Re: Mutant swarms and copying fidelity

From: Kate Distin (memes@distin.co.uk)
Date: Fri 06 May 2005 - 09:30:47 GMT

  • Next message: Bill Spight: "Re: Mutant swarms and copying fidelity"

    Bill Spight wrote:

    > Dear Kate,
    >
    >> Where I was going with my suggestion (which is only
    >> that - a thought I had while composing the message) was that, while
    >> the how-to knowledge is a transmissible bit of information, the
    >> physical ability is not transmissible.
    >>
    >
    > We largely agree there, too. But the physical ability is trainable and
    > the training is social.

    The training is social in so far as it involves conversations and other interactions with the trainer: that's the process by which s/he conveys the how-to knowledge. But in the end the physical ability has to be learned individually. I can remember starting my young cousin off on the violin: she's a very bright girl who had rarely encountered any new thing she couldn't master, and was reduced to sheer frustration, responding to advice with phrases like, "Yes, I *know* what my fingers should be doing.

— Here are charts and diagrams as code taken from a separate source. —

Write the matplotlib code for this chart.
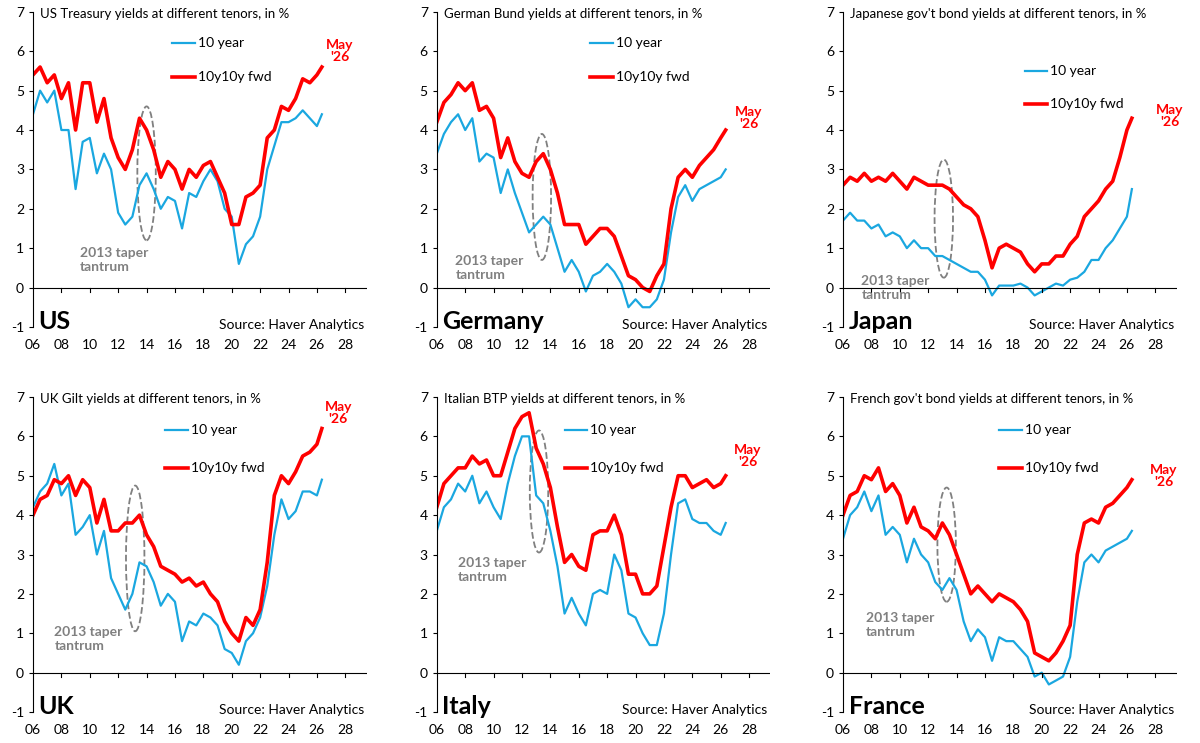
import numpy as np
import matplotlib.pyplot as plt
from matplotlib.patches import Ellipse

plt.rcParams['font.family'] = ['Lato', 'DejaVu Sans']
plt.rcParams['axes.unicode_minus'] = False

# half-year points 2006.0 .. 2026.0, last point ~ May 2026
x = list(np.arange(2006, 2026.01, 0.5)) + [2026.35]

us_10y = [4.4,5.0,4.7,5.0,4.0,4.0,2.5,3.7,3.8,2.9,3.4,3.0,1.9,1.6,1.8,2.6,2.9,2.5,2.0,2.3,2.2,1.5,2.4,2.3,2.7,3.0,2.7,2.0,1.8,0.6,1.1,1.3,1.8,3.0,3.6,4.2,4.2,4.3,4.5,4.3,4.1,4.4]
us_fwd = [5.4,5.6,5.2,5.4,4.8,5.2,4.0,5.2,5.2,4.2,4.8,3.8,3.3,3.0,3.5,4.3,4.0,3.5,2.8,3.2,3.0,2.5,3.0,2.8,3.1,3.2,2.8,2.4,1.6,1.6,2.3,2.4,2.6,3.8,4.0,4.6,4.5,4.8,5.3,5.2,5.4,5.6]
de_10y = [3.4,3.9,4.2,4.4,4.0,4.3,3.2,3.4,3.3,2.4,3.0,2.4,1.9,1.4,1.6,1.8,1.6,1.0,0.4,0.7,0.4,-0.1,0.3,0.4,0.6,0.4,0.1,-0.5,-0.3,-0.5,-0.5,-0.3,0.2,1.4,2.3,2.6,2.2,2.5,2.6,2.7,2.8,3.0]
de_fwd = [4.2,4.7,4.9,5.2,5.0,5.2,4.5,4.6,4.3,3.3,3.8,3.2,2.9,2.8,3.2,3.4,3.0,2.4,1.6,1.6,1.6,1.1,1.3,1.5,1.5,1.3,0.8,0.3,0.2,0.0,-0.1,0.3,0.6,2.0,2.8,3.0,2.8,3.1,3.3,3.5,3.8,4.0]
jp_10y = [1.7,1.9,1.7,1.7,1.5,1.6,1.3,1.4,1.3,1.0,1.2,1.0,1.0,0.8,0.8,0.7,0.6,0.5,0.4,0.4,0.2,-0.2,0.05,0.05,0.05,0.1,0.0,-0.2,-0.1,0.0,0.1,0.05,0.2,0.25,0.4,0.7,0.7,1.0,1.2,1.5,1.8,2.5]
jp_fwd = [2.6,2.8,2.7,2.9,2.7,2.8,2.7,2.9,2.7,2.5,2.8,2.7,2.6,2.6,2.6,2.5,2.3,2.1,2.0,1.8,1.2,0.5,1.0,1.1,1.0,0.9,0.6,0.4,0.6,0.6,0.8,0.8,1.1,1.3,1.8,2.0,2.2,2.5,2.7,3.3,4.0,4.3]
uk_10y = [4.2,4.6,4.8,5.3,4.5,4.8,3.5,3.7,4.0,3.0,3.6,2.4,2.0,1.6,2.0,2.8,2.7,2.3,1.7,2.0,1.8,0.8,1.3,1.2,1.5,1.4,1.2,0.6,0.5,0.2,0.8,1.0,1.4,2.2,3.5,4.4,3.9,4.1,4.6,4.6,4.5,4.9]
uk_fwd = [4.0,4.4,4.5,4.9,4.8,5.0,4.5,4.9,4.7,3.8,4.4,3.6,3.6,3.8,3.8,4.0,3.5,3.2,2.7,2.6,2.5,2.3,2.4,2.2,2.3,2.0,1.8,1.3,1.0,0.8,1.4,1.2,1.6,2.8,4.5,5.0,4.8,5.1,5.5,5.6,5.8,6.2]
it_10y = [3.6,4.2,4.4,4.8,4.6,5.0,4.3,4.6,4.2,3.9,4.8,5.5,6.0,6.0,4.5,4.3,3.6,2.7,1.5,1.9,1.5,1.2,2.0,2.1,2.0,3.0,2.6,1.5,1.4,1.0,0.7,0.7,1.5,3.0,4.3,4.4,3.9,3.8,3.8,3.6,3.5,3.8]
it_fwd = [4.2,4.8,5.0,5.2,5.2,5.5,5.3,5.4,5.0,5.0,5.6,6.2,6.5,6.6,5.7,5.3,4.7,3.7,2.8,3.0,2.7,2.6,3.5,3.6,3.6,4.0,3.5,2.5,2.5,2.0,2.0,2.2,3.2,4.2,5.0,5.0,4.7,4.8,4.9,4.7,4.8,5.0]
fr_10y = [3.4,4.0,4.2,4.6,4.1,4.5,3.5,3.7,3.5,2.8,3.4,3.0,2.8,2.3,2.1,2.4,2.1,1.3,0.8,1.1,0.9,0.3,0.9,0.8,0.8,0.6,0.4,-0.1,0.0,-0.3,-0.2,-0.1,0.4,1.8,2.8,3.0,2.8,3.1,3.2,3.3,3.4,3.6]
fr_fwd = [4.0,4.5,4.6,5.0,4.9,5.2,4.6,4.8,4.5,3.8,4.2,3.7,3.6,3.4,3.8,3.5,3.0,2.5,2.0,2.2,2.0,1.8,2.0,1.9,1.8,1.6,1.3,0.5,0.4,0.3,0.5,0.8,1.2,3.0,3.8,3.9,3.8,4.2,4.3,4.5,4.7,4.9]

titles = ["US Treasury yields at different tenors, in %", "German Bund yields at different tenors, in %",
          "Japanese gov't bond yields at different tenors, in %", "UK Gilt yields at different tenors, in %",
          "Italian BTP yields at different tenors, in %", "French gov't bond yields at different tenors, in %"]
countries = ["US", "Germany", "Japan", "UK", "Italy", "France"]
tenyear = [us_10y, de_10y, jp_10y, uk_10y, it_10y, fr_10y]
fwd = [us_fwd, de_fwd, jp_fwd, uk_fwd, it_fwd, fr_fwd]

# per-panel annotation placement
may_pos = [(2027.6, 6.0), (2028.0, 4.3), (2029.0, 4.35), (2027.5, 6.6), (2027.9, 5.5), (2028.6, 5.0)]
ell = [(2014.0, 2.9, 3.4), (2013.4, 2.3, 3.2), (2013.1, 1.75, 3.0), (2013.2, 2.9, 3.7), (2013.2, 4.6, 3.1), (2013.3, 3.25, 2.9)]
taper_pos = [(2009.3, 0.7), (2007.3, 0.5), (2007.3, 0.0), (2007.5, 0.85), (2007.5, 2.6), (2007.6, 1.2)]
leg_pos = [(2015.8, 6.2, 5.35), (2016.8, 6.2, 5.35), (2018.8, 5.5, 4.65),
           (2015.3, 6.15, 5.2), (2015.0, 6.15, 5.2), (2017.0, 6.15, 5.2)]

blue, red, gray = "#1AA7E0", "#FF0000", "#808080"

fig = plt.figure(figsize=(12, 7.43), dpi=100)
lefts = [0.0275, 0.364, 0.7025]
bottoms = [0.56, 0.0417]
for i in range(6):
    ax = fig.add_axes([lefts[i % 3], bottoms[i // 3], 0.278, 0.424])
    ax.plot(x, tenyear[i], color=blue, lw=1.6)
    ax.plot(x, fwd[i], color=red, lw=2.6)
    ax.set_xlim(2006, 2029.5)
    ax.set_ylim(-1, 7)
    for s in ["top", "right", "bottom"]:
        ax.spines[s].set_visible(False)
    ax.axhline(0, color="black", lw=0.8)
    for t in range(2008, 2030, 2):
        ax.plot([t, t], [0, -0.12], color="black", lw=0.8, clip_on=False)
    ax.set_xticks([])
    for t in range(2006, 2030, 2):
        ax.text(t, -1.45, f"{t % 100:02d}", ha="center", va="center", fontsize=10, clip_on=False)
    ax.set_yticks(range(-1, 8))
    ax.tick_params(axis="y", labelsize=10, length=3)
    ax.text(2006.5, 6.95, titles[i], fontsize=9.5, va="center")
    lx, ly1, ly2 = leg_pos[i]
    ax.plot([lx, lx + 1.6], [ly1, ly1], color=blue, lw=1.6)
    ax.text(lx + 1.8, ly1, "10 year", fontsize=10, va="center")
    ax.plot([lx, lx + 1.6], [ly2, ly2], color=red, lw=2.6)
    ax.text(lx + 1.8, ly2, "10y10y fwd", fontsize=10, va="center")
    mx, my = may_pos[i]
    ax.text(mx, my, "May\n'26", color=red, fontsize=10, fontweight="bold", ha="center", va="center",
            linespacing=1.0, clip_on=False)
    cx, cy, h = ell[i]
    ax.add_patch(Ellipse((cx, cy), 1.3, h, fill=False, ec=gray, ls="--", lw=1.3))
    tx, ty = taper_pos[i]
    ax.text(tx, ty, "2013 taper\ntantrum", color=gray, fontsize=10, fontweight="bold", va="center")
    ax.text(2006.4, -0.85, countries[i], fontsize=18, fontweight="bold", va="center")
    ax.text(2029.3, -0.95, "Source: Haver Analytics", fontsize=10, ha="right", va="center")

fig.savefig("out.png", dpi=100)
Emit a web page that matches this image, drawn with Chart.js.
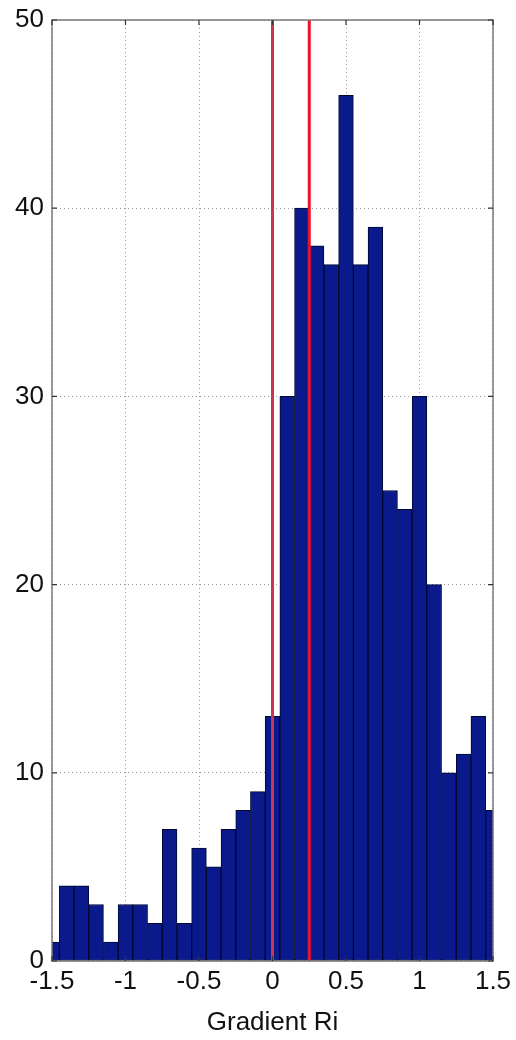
<!DOCTYPE html>
<html>
<head>
<meta charset="utf-8">
<script src="https://cdn.jsdelivr.net/npm/chart.js@4/dist/chart.umd.min.js"></script>
<style>
  html, body { margin: 0; padding: 0; background: #ffffff; }
  #wrap { width: 516px; height: 1040px; }
</style>
</head>
<body>
<div id="wrap"><canvas id="c" width="516" height="1040"></canvas></div>
<script>
// Histogram bin centres (Gradient Ri)
const binCenters = [-1.5, -1.4, -1.3, -1.2, -1.1, -1.0, -0.9, -0.8, -0.7, -0.6,
                    -0.5, -0.4, -0.3, -0.2, -0.1, 0.0, 0.1, 0.2, 0.3, 0.4,
                    0.5, 0.6, 0.7, 0.8, 0.9, 1.0, 1.1, 1.2, 1.3, 1.4, 1.5];
// Counts per bin
const counts = [1, 4, 4, 3, 1, 3, 3, 2, 7, 2,
                6, 5, 7, 8, 9, 13, 30, 40, 38, 37,
                46, 37, 39, 25, 24, 30, 20, 10, 11, 13, 8];
// Vertical reference lines
const refLines = [0, 0.25];
const refColors = ['#c8374f', '#f0102a'];
// Axis ticks
const xTicks = [-1.5, -1, -0.5, 0, 0.5, 1, 1.5];
const yTicks = [0, 10, 20, 30, 40, 50];
const xTitle = 'Gradient Ri';

const FONT = "'Liberation Sans', Arial, Helvetica, sans-serif";

const histData = binCenters.map((x, i) => ({ x: x, y: counts[i] }));
const refDatasets = refLines.map((v, i) => ({
  type: 'line',
  data: [{ x: v, y: yTicks[0] }, { x: v, y: yTicks[yTicks.length - 1] }],
  borderColor: refColors[i],
  borderWidth: 3,
  pointRadius: 0,
  fill: false,
  order: 0,
  clip: 0
}));

const boxPlugin = {
  id: 'matlabBox',
  afterDatasetsDraw(chart) {
    const ctx = chart.ctx;
    const a = chart.chartArea;
    const xs = chart.scales.x, ys = chart.scales.y;
    ctx.save();
    ctx.strokeStyle = '#7a7a7a';
    ctx.lineWidth = 1.5;
    ctx.strokeRect(a.left, a.top, a.right - a.left, a.bottom - a.top);
    ctx.strokeStyle = '#333333';
    ctx.lineWidth = 1.2;
    const L = 5;
    ctx.beginPath();
    xTicks.forEach(v => {
      const px = xs.getPixelForValue(v);
      ctx.moveTo(px, a.bottom); ctx.lineTo(px, a.bottom - L);
      ctx.moveTo(px, a.top); ctx.lineTo(px, a.top + L);
    });
    yTicks.forEach(v => {
      const py = ys.getPixelForValue(v);
      ctx.moveTo(a.left, py); ctx.lineTo(a.left + L, py);
      ctx.moveTo(a.right, py); ctx.lineTo(a.right - L, py);
    });
    ctx.stroke();
    ctx.restore();
  }
};

new Chart(document.getElementById('c'), {
  type: 'bar',
  data: {
    datasets: [
      ...refDatasets,
      {
        type: 'bar',
        data: histData,
        backgroundColor: '#0a1a8c',
        borderColor: '#00082e',
        borderWidth: 1,
        borderSkipped: false,
        barPercentage: 1.0,
        categoryPercentage: 1.0,
        order: 1,
        clip: 0
      }
    ]
  },
  options: {
    responsive: false,
    animation: false,
    devicePixelRatio: 1,
    layout: { padding: { top: 20, right: 23, left: 0, bottom: 0 } },
    plugins: { legend: { display: false }, tooltip: { enabled: false } },
    scales: {
      x: {
        type: 'linear',
        offset: false,
        min: xTicks[0],
        max: xTicks[xTicks.length - 1],
        afterBuildTicks(scale) { scale.ticks = xTicks.map(v => ({ value: v })); },
        afterFit(scale) { scale.height = 79; scale.paddingLeft = 0; scale.paddingRight = 0; },
        grid: { offset: false, color: '#9a9a9a', lineWidth: 1, drawTicks: false },
        border: { display: false, dash: [1, 3] },
        ticks: {
          color: '#111111',
          font: { family: FONT, size: 26 },
          padding: 5,
          maxRotation: 0,
          autoSkip: false,
          callback: v => String(v)
        },
        title: {
          display: true,
          text: xTitle,
          color: '#111111',
          font: { family: FONT, size: 26 },
          padding: { top: 0, bottom: 2 }
        }
      },
      y: {
        type: 'linear',
        min: yTicks[0],
        max: yTicks[yTicks.length - 1],
        afterBuildTicks(scale) { scale.ticks = yTicks.map(v => ({ value: v })); },
        afterFit(scale) { scale.width = 52; scale.paddingTop = 0; scale.paddingBottom = 0; },
        grid: { color: '#9a9a9a', lineWidth: 1, drawTicks: false },
        border: { display: false, dash: [1, 3] },
        ticks: {
          color: '#111111',
          font: { family: FONT, size: 26 },
          padding: 8,
          autoSkip: false
        }
      }
    }
  },
  plugins: [boxPlugin]
});
</script>
</body>
</html>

It's just that I can't make them do it!"

    >
    >> I'm wondering whether, when we learn a complex skill like
    >> violin-playing or walling, there is both a social and an individual
    >> learning element to it. So there is information that can be shared
    >> about it (the how-to knowledge) and an ability that can only develop
    >> through individual practice. This is why, no matter how many books
    >> they may read, seminars they may attend or videos they may watch,
    >> some people will never be as skilled as others. Their individual
    >> learning potential (both innate ability and tendency to stick at it)
    >> is more limited so the results are less impressive.
    >>
    >> So maybe there are phenomena that we think of as being a part of
    >> culture (like dancing and playing music), which are actually not
    >> memes but individual responses to memes.
    >
    >
    > Is it either/or?
    >
    > Best,
    >
    > Bill
    >

    It is either/or in the sense that something either is a meme or it is not. But of course there is a memetic element to dance, music and comparable bits of culture. I'm just wondering whether there's any explanatory mileage in noticing that there is also a non-memetic, non-social element to them: an element that is due to individual learning and response.